Production in southern Minas Gerais will probably be capped by higher rates of skeletonizing, a hard-pruning technique applied in Brazil, Lara said. Growers are increasing the practice to reduce costs, he said. While the ideal skeletonizing rate is about 20 percent to 25 percent of one’s crops, the level at Cooparaiso’s growing area is about 30 percent, according to Lara.
“Another aspect that we notice is, as prices were bad last year, that the level of fertilization and inputs and the level of pesticides applied fell in volume terms,” Lara said. “Producers are holding back on husbandry and this will have consequences in the future,” he said. A bigger drop in production will probably come next year as trees may still benefit this year from previous caretaking.

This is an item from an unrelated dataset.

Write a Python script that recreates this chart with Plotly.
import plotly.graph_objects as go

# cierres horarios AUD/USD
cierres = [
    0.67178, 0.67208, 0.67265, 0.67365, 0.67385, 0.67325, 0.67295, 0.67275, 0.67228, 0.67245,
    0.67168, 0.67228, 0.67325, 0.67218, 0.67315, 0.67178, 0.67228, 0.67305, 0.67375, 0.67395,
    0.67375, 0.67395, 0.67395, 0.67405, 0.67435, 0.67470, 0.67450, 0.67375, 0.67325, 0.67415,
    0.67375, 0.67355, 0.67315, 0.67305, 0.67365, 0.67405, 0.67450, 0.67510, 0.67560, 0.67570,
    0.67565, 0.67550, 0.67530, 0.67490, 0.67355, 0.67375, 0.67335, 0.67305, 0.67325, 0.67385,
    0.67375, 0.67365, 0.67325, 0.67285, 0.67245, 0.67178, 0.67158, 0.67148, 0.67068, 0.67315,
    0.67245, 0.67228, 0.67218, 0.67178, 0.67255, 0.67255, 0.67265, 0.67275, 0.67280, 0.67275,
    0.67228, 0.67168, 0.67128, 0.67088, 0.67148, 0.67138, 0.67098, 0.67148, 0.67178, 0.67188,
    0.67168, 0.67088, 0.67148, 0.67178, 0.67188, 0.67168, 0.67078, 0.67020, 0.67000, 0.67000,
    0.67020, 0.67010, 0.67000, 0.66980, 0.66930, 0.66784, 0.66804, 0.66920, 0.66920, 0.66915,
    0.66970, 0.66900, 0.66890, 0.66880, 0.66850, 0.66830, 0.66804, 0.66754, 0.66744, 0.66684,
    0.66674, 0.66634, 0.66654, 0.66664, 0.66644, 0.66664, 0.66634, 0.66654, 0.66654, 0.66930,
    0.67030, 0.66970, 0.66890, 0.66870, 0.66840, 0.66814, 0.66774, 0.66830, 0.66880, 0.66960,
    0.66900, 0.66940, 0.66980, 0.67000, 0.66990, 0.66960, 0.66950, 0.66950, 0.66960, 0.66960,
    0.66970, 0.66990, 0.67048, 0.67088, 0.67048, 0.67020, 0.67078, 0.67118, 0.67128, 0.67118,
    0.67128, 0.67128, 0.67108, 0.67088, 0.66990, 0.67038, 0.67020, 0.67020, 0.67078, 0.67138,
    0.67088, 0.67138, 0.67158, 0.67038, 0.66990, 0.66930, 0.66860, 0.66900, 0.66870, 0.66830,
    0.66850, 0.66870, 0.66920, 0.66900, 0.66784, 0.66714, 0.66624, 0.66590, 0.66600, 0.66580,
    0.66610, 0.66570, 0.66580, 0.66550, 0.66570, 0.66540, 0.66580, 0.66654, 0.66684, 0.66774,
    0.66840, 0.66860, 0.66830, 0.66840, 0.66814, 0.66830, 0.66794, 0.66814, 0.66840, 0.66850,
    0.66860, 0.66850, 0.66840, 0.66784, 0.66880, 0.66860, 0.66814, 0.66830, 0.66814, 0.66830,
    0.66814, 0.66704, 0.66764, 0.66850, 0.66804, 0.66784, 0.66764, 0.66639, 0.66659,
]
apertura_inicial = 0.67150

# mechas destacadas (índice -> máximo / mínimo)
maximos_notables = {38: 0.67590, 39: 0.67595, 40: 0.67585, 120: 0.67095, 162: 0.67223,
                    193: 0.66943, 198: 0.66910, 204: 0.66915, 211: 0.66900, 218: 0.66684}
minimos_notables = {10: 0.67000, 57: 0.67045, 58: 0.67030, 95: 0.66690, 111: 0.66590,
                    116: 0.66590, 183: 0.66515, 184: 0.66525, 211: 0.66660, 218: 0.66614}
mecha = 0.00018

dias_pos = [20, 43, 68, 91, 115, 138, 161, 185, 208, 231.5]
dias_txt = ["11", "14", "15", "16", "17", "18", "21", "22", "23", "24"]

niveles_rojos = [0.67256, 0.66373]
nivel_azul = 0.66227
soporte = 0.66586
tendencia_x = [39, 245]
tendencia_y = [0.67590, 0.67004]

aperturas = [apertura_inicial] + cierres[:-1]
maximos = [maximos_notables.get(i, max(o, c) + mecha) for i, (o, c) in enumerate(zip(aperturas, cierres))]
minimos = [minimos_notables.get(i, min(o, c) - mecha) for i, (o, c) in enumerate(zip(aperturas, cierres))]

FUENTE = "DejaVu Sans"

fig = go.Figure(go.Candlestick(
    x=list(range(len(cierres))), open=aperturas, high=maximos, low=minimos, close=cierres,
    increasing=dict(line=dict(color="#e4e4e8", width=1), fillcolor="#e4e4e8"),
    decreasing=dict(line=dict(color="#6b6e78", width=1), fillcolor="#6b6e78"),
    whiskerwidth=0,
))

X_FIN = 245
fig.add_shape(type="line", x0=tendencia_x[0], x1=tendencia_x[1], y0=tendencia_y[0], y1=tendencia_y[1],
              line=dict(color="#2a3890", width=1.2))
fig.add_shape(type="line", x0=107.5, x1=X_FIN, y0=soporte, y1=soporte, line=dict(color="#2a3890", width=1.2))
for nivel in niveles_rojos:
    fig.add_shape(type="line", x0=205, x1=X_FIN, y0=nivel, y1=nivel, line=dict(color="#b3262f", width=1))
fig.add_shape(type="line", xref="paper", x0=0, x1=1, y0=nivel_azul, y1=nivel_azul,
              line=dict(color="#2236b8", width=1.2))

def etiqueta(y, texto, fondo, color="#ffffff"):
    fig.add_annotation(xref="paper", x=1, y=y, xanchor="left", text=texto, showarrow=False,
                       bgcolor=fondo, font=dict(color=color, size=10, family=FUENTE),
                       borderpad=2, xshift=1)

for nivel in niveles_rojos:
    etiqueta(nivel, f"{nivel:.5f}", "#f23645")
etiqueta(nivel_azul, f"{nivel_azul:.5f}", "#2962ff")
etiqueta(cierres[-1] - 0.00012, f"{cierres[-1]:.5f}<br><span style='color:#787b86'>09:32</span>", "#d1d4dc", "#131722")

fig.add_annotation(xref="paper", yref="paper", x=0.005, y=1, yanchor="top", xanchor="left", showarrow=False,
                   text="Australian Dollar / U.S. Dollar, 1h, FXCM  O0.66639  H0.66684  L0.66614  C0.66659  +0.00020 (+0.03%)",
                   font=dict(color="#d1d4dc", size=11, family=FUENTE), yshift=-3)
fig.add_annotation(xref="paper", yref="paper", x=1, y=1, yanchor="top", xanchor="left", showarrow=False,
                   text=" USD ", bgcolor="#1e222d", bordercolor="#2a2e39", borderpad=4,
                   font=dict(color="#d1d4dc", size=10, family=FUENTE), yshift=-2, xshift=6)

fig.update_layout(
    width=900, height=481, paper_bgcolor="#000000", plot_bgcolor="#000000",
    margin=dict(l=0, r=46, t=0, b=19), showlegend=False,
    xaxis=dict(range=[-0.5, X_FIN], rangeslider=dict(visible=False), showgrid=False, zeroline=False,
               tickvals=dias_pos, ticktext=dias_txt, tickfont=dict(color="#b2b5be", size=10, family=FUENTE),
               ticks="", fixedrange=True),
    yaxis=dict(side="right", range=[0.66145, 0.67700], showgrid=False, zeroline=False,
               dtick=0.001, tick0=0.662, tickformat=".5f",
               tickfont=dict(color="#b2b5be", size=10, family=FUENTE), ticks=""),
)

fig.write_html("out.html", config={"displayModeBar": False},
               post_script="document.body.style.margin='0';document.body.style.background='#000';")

Arabica futures rallied 8.3 percent this year partly as traders cut estimates of Brazil’s crop. Volcafe Ltd., the Wintherthur, Switzerland-based unit of trader ED&F Man Holdings Ltd., estimated Brazil’s harvest at 51 million bags, below production potential of 60 million. Citigroup Inc. cut its forecast for the crop by as much as 10 percent and Macquarie Group Ltd. said a crop of 55 million to 57 million bags was more likely than its previous forecast of 58.5 million bags.
“This slight recovery in prices brings some light, but most growers are still apprehensive, trying to reduce costs,” Lara said. “The sentiment is still one of caution.”
Pully, Switzerland-based Ecom Agroindustrial Corp., the world’s second-biggest coffee trader, said this month that Brazil’s crop would rise to a record 60 million bags due to favorable weather. Conab said two days later this year’s crop would be 46.5 million to 50.2 million bags, a number that Lara of Cooparaiso supports.
Arabica coffee is grown mainly in Latin America and favored for specialty drinks such as those made by Starbucks Corp. Cooparaiso, founded in 1960, has almost 6,000 growers, according to information on its website.